* **Exercise instructions**: Reproduce every entry below precisely. Pictures are excluded from the copy.

* **Given information**:
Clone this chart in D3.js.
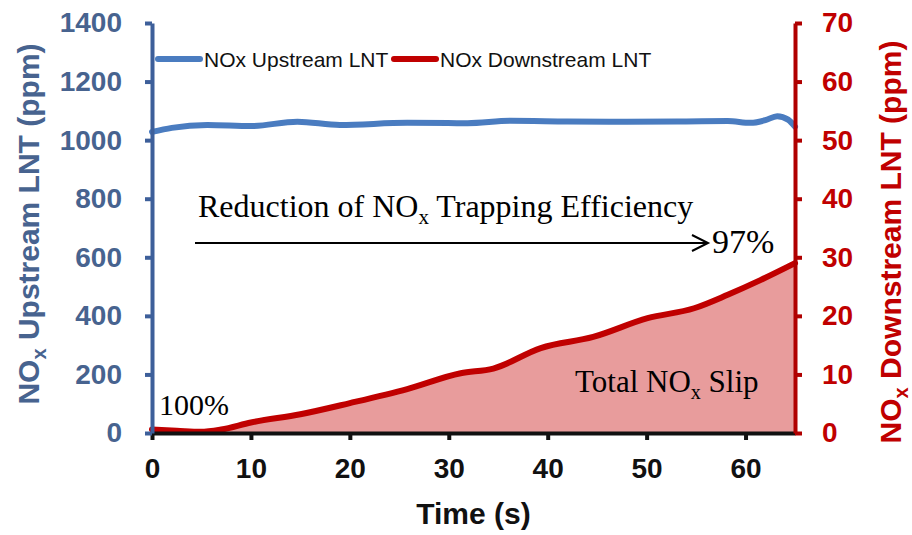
<!DOCTYPE html>
<html>
<head>
<meta charset="utf-8">
<script src="https://cdn.jsdelivr.net/npm/d3@7"></script>
<style>
  html, body { margin: 0; padding: 0; background: #fff; }
  svg { display: block; }
</style>
</head>
<body>
<svg id="chart" width="912" height="535"></svg>
<script>
// Time axis (s)
const timeTicks = [0, 10, 20, 30, 40, 50, 60];
const upTicks = [0, 200, 400, 600, 800, 1000, 1200, 1400];
const downTicks = [0, 10, 20, 30, 40, 50, 60, 70];

// NOx upstream of the LNT (ppm, left axis)
const upTime = [0, 2, 5.6, 10, 14.7, 19, 25.8, 31.9, 36.2, 42, 48, 54, 58.2, 60.5, 62, 63.2, 64.3, 65];
const upNOx  = [1028, 1042, 1052, 1048, 1063, 1052, 1059, 1058, 1066, 1064, 1063, 1064, 1065, 1059, 1068, 1082, 1070, 1046];

// NOx downstream of the LNT (ppm, right axis)
const downTime = [0, 2.5, 4.9, 7, 10, 15, 20, 25.8, 31.2, 34.5, 39.3, 44.6, 50.1, 54.8, 58.2, 61.5, 65];
const downNOx  = [0.6, 0.4, 0.2, 0.6, 1.8, 3.2, 5.1, 7.5, 10.2, 11.0, 14.5, 16.4, 19.6, 21.3, 23.6, 26.1, 29.0];

const svg = d3.select("#chart");
const plotLeft = 152, plotRight = 795, plotTop = 23, plotBottom = 433;

const x = d3.scaleLinear().domain([0, 65]).range([plotLeft, plotRight]);
const yUp = d3.scaleLinear().domain([0, 1400]).range([plotBottom, plotTop]);
const yDown = d3.scaleLinear().domain([0, 70]).range([plotBottom, plotTop]);

const blueAxis = "#3d5f9a", blueText = "#47638f", redAxis = "#b00000", redText = "#c00000";
const upData = upTime.map((t, i) => [t, upNOx[i]]);
const downData = downTime.map((t, i) => [t, downNOx[i]]);

// Shaded slip area under the downstream curve
svg.append("path")
  .datum(downData)
  .attr("fill", "#e89c9c")
  .attr("d", d3.area().curve(d3.curveMonotoneX)
    .x(d => x(d[0])).y0(yDown(0)).y1(d => yDown(d[1])));

// Downstream curve
svg.append("path")
  .datum(downData)
  .attr("fill", "none").attr("stroke", "#c00000").attr("stroke-width", 6)
  .attr("stroke-linejoin", "round").attr("stroke-linecap", "round")
  .attr("d", d3.line().curve(d3.curveMonotoneX)
    .x(d => x(d[0])).y(d => yDown(d[1])));

// Upstream curve
svg.append("path")
  .datum(upData)
  .attr("fill", "none").attr("stroke", "#4a7cc0").attr("stroke-width", 6)
  .attr("stroke-linejoin", "round").attr("stroke-linecap", "round")
  .attr("d", d3.line().curve(d3.curveMonotoneX)
    .x(d => x(d[0])).y(d => yUp(d[1])));

// Axes
function styleAxis(g, color, textColor, size) {
  g.select(".domain").attr("stroke", color).attr("stroke-width", 4);
  g.selectAll(".tick line").attr("stroke", color).attr("stroke-width", 4);
  g.selectAll(".tick text")
    .attr("fill", textColor)
    .style("font-family", "'Liberation Sans', Arial, sans-serif")
    .style("font-weight", "bold")
    .style("font-size", size + "px");
}
const fmt = d3.format("d");

const gx = svg.append("g").attr("transform", `translate(0,${plotBottom})`)
  .call(d3.axisBottom(x).tickValues(timeTicks).tickFormat(fmt).tickSize(7).tickPadding(18).tickSizeOuter(0));
styleAxis(gx, "#111", "#111", 28);

const gl = svg.append("g").attr("transform", `translate(${plotLeft},0)`)
  .call(d3.axisLeft(yUp).tickValues(upTicks).tickFormat(fmt).tickSize(7).tickPadding(23).tickSizeOuter(0));
styleAxis(gl, blueAxis, blueText, 28);

const gr = svg.append("g").attr("transform", `translate(${plotRight},0)`)
  .call(d3.axisRight(yDown).tickValues(downTicks).tickFormat(fmt).tickSize(7).tickPadding(20).tickSizeOuter(0));
styleAxis(gr, redAxis, redText, 28);

// Axis titles
const sans = "'Liberation Sans', Arial, sans-serif";
const serif = "'Liberation Serif', 'Times New Roman', serif";

svg.append("text")
  .attr("x", x(32.5)).attr("y", 524)
  .attr("text-anchor", "middle")
  .style("font-family", sans).style("font-weight", "bold").style("font-size", "30px")
  .attr("fill", "#111").text("Time (s)");

function yTitle(cx, cy, color, word) {
  const t = svg.append("text")
    .attr("transform", `translate(${cx},${cy}) rotate(-90)`)
    .attr("text-anchor", "middle")
    .style("font-family", sans).style("font-weight", "bold").style("font-size", "30px")
    .attr("fill", color);
  t.append("tspan").text("NO");
  t.append("tspan").attr("font-size", "20px").attr("dy", 7).text("x");
  t.append("tspan").attr("dy", -7).text(` ${word} LNT (ppm)`);
}
yTitle(39, 224, blueText, "Upstream");
yTitle(901, 242, redText, "Downstream");

// Legend
const legend = [
  { label: "NOx Upstream LNT", color: "#4a7cc0", x0: 158 },
  { label: "NOx Downstream LNT", color: "#c00000", x0: 394 }
];
legend.forEach(d => {
  svg.append("line")
    .attr("x1", d.x0).attr("x2", d.x0 + 42).attr("y1", 59).attr("y2", 59)
    .attr("stroke", d.color).attr("stroke-width", 6).attr("stroke-linecap", "round");
  svg.append("text")
    .attr("x", d.x0 + 46).attr("y", 67)
    .style("font-family", sans).style("font-size", "21px")
    .attr("fill", "#111").text(d.label);
});

// Annotations
function subText(xp, yp, before, after, size) {
  const t = svg.append("text").attr("x", xp).attr("y", yp)
    .style("font-family", serif).style("font-size", size + "px").attr("fill", "#000");
  t.append("tspan").text(before);
  t.append("tspan").attr("font-size", Math.round(size * 0.65) + "px").attr("dy", 7).text("x");
  t.append("tspan").attr("dy", -7).text(after);
}
subText(198, 217, "Reduction of NO", " Trapping Efficiency", 32);
subText(575, 392, "Total NO", " Slip", 31);

svg.append("text").attr("x", 159).attr("y", 415)
  .style("font-family", serif).style("font-size", "30px").attr("fill", "#000").text("100%");
svg.append("text").attr("x", 712).attr("y", 253)
  .style("font-family", serif).style("font-size", "34px").attr("fill", "#000").text("97%");

// Arrow
svg.append("line")
  .attr("x1", 195).attr("x2", 708).attr("y1", 243).attr("y2", 243)
  .attr("stroke", "#000").attr("stroke-width", 2);
svg.append("path")
  .attr("d", "M692,235 L708,243 L692,251")
  .attr("fill", "none").attr("stroke", "#000").attr("stroke-width", 2);
</script>
</body>
</html>
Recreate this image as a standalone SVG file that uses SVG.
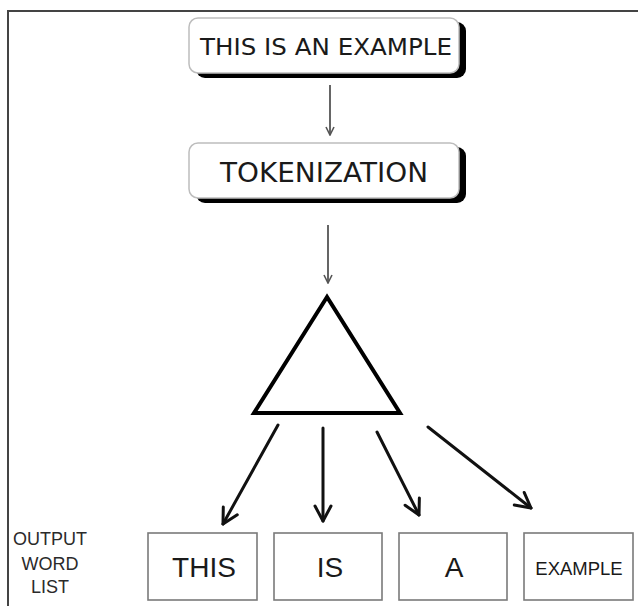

* **Written reply**:
Clone this chart in D3.js.
<!DOCTYPE html>
<html>
<head>
<meta charset="utf-8">
<script src="https://cdn.jsdelivr.net/npm/d3@7"></script>
<style>
  html, body { margin: 0; padding: 0; background: #fff; }
  svg { display: block; }
</style>
</head>
<body>
<svg id="chart" width="912" height="535"></svg>
<script>
// Time axis (s)
const timeTicks = [0, 10, 20, 30, 40, 50, 60];
const upTicks = [0, 200, 400, 600, 800, 1000, 1200, 1400];
const downTicks = [0, 10, 20, 30, 40, 50, 60, 70];

// NOx upstream of the LNT (ppm, left axis)
const upTime = [0, 2, 5.6, 10, 14.7, 19, 25.8, 31.9, 36.2, 42, 48, 54, 58.2, 60.5, 62, 63.2, 64.3, 65];
const upNOx  = [1028, 1042, 1052, 1048, 1063, 1052, 1059, 1058, 1066, 1064, 1063, 1064, 1065, 1059, 1068, 1082, 1070, 1046];

// NOx downstream of the LNT (ppm, right axis)
const downTime = [0, 2.5, 4.9, 7, 10, 15, 20, 25.8, 31.2, 34.5, 39.3, 44.6, 50.1, 54.8, 58.2, 61.5, 65];
const downNOx  = [0.6, 0.4, 0.2, 0.6, 1.8, 3.2, 5.1, 7.5, 10.2, 11.0, 14.5, 16.4, 19.6, 21.3, 23.6, 26.1, 29.0];

const svg = d3.select("#chart");
const plotLeft = 152, plotRight = 795, plotTop = 23, plotBottom = 433;

const x = d3.scaleLinear().domain([0, 65]).range([plotLeft, plotRight]);
const yUp = d3.scaleLinear().domain([0, 1400]).range([plotBottom, plotTop]);
const yDown = d3.scaleLinear().domain([0, 70]).range([plotBottom, plotTop]);

const blueAxis = "#3d5f9a", blueText = "#47638f", redAxis = "#b00000", redText = "#c00000";
const upData = upTime.map((t, i) => [t, upNOx[i]]);
const downData = downTime.map((t, i) => [t, downNOx[i]]);

// Shaded slip area under the downstream curve
svg.append("path")
  .datum(downData)
  .attr("fill", "#e89c9c")
  .attr("d", d3.area().curve(d3.curveMonotoneX)
    .x(d => x(d[0])).y0(yDown(0)).y1(d => yDown(d[1])));

// Downstream curve
svg.append("path")
  .datum(downData)
  .attr("fill", "none").attr("stroke", "#c00000").attr("stroke-width", 6)
  .attr("stroke-linejoin", "round").attr("stroke-linecap", "round")
  .attr("d", d3.line().curve(d3.curveMonotoneX)
    .x(d => x(d[0])).y(d => yDown(d[1])));

// Upstream curve
svg.append("path")
  .datum(upData)
  .attr("fill", "none").attr("stroke", "#4a7cc0").attr("stroke-width", 6)
  .attr("stroke-linejoin", "round").attr("stroke-linecap", "round")
  .attr("d", d3.line().curve(d3.curveMonotoneX)
    .x(d => x(d[0])).y(d => yUp(d[1])));

// Axes
function styleAxis(g, color, textColor, size) {
  g.select(".domain").attr("stroke", color).attr("stroke-width", 4);
  g.selectAll(".tick line").attr("stroke", color).attr("stroke-width", 4);
  g.selectAll(".tick text")
    .attr("fill", textColor)
    .style("font-family", "'Liberation Sans', Arial, sans-serif")
    .style("font-weight", "bold")
    .style("font-size", size + "px");
}
const fmt = d3.format("d");

const gx = svg.append("g").attr("transform", `translate(0,${plotBottom})`)
  .call(d3.axisBottom(x).tickValues(timeTicks).tickFormat(fmt).tickSize(7).tickPadding(18).tickSizeOuter(0));
styleAxis(gx, "#111", "#111", 28);

const gl = svg.append("g").attr("transform", `translate(${plotLeft},0)`)
  .call(d3.axisLeft(yUp).tickValues(upTicks).tickFormat(fmt).tickSize(7).tickPadding(23).tickSizeOuter(0));
styleAxis(gl, blueAxis, blueText, 28);

const gr = svg.append("g").attr("transform", `translate(${plotRight},0)`)
  .call(d3.axisRight(yDown).tickValues(downTicks).tickFormat(fmt).tickSize(7).tickPadding(20).tickSizeOuter(0));
styleAxis(gr, redAxis, redText, 28);

// Axis titles
const sans = "'Liberation Sans', Arial, sans-serif";
const serif = "'Liberation Serif', 'Times New Roman', serif";

svg.append("text")
  .attr("x", x(32.5)).attr("y", 524)
  .attr("text-anchor", "middle")
  .style("font-family", sans).style("font-weight", "bold").style("font-size", "30px")
  .attr("fill", "#111").text("Time (s)");

function yTitle(cx, cy, color, word) {
  const t = svg.append("text")
    .attr("transform", `translate(${cx},${cy}) rotate(-90)`)
    .attr("text-anchor", "middle")
    .style("font-family", sans).style("font-weight", "bold").style("font-size", "30px")
    .attr("fill", color);
  t.append("tspan").text("NO");
  t.append("tspan").attr("font-size", "20px").attr("dy", 7).text("x");
  t.append("tspan").attr("dy", -7).text(` ${word} LNT (ppm)`);
}
yTitle(39, 224, blueText, "Upstream");
yTitle(901, 242, redText, "Downstream");

// Legend
const legend = [
  { label: "NOx Upstream LNT", color: "#4a7cc0", x0: 158 },
  { label: "NOx Downstream LNT", color: "#c00000", x0: 394 }
];
legend.forEach(d => {
  svg.append("line")
    .attr("x1", d.x0).attr("x2", d.x0 + 42).attr("y1", 59).attr("y2", 59)
    .attr("stroke", d.color).attr("stroke-width", 6).attr("stroke-linecap", "round");
  svg.append("text")
    .attr("x", d.x0 + 46).attr("y", 67)
    .style("font-family", sans).style("font-size", "21px")
    .attr("fill", "#111").text(d.label);
});

// Annotations
function subText(xp, yp, before, after, size) {
  const t = svg.append("text").attr("x", xp).attr("y", yp)
    .style("font-family", serif).style("font-size", size + "px").attr("fill", "#000");
  t.append("tspan").text(before);
  t.append("tspan").attr("font-size", Math.round(size * 0.65) + "px").attr("dy", 7).text("x");
  t.append("tspan").attr("dy", -7).text(after);
}
subText(198, 217, "Reduction of NO", " Trapping Efficiency", 32);
subText(575, 392, "Total NO", " Slip", 31);

svg.append("text").attr("x", 159).attr("y", 415)
  .style("font-family", serif).style("font-size", "30px").attr("fill", "#000").text("100%");
svg.append("text").attr("x", 712).attr("y", 253)
  .style("font-family", serif).style("font-size", "34px").attr("fill", "#000").text("97%");

// Arrow
svg.append("line")
  .attr("x1", 195).attr("x2", 708).attr("y1", 243).attr("y2", 243)
  .attr("stroke", "#000").attr("stroke-width", 2);
svg.append("path")
  .attr("d", "M692,235 L708,243 L692,251")
  .attr("fill", "none").attr("stroke", "#000").attr("stroke-width", 2);
</script>
</body>
</html>
Recreate this image as a standalone SVG file that uses SVG.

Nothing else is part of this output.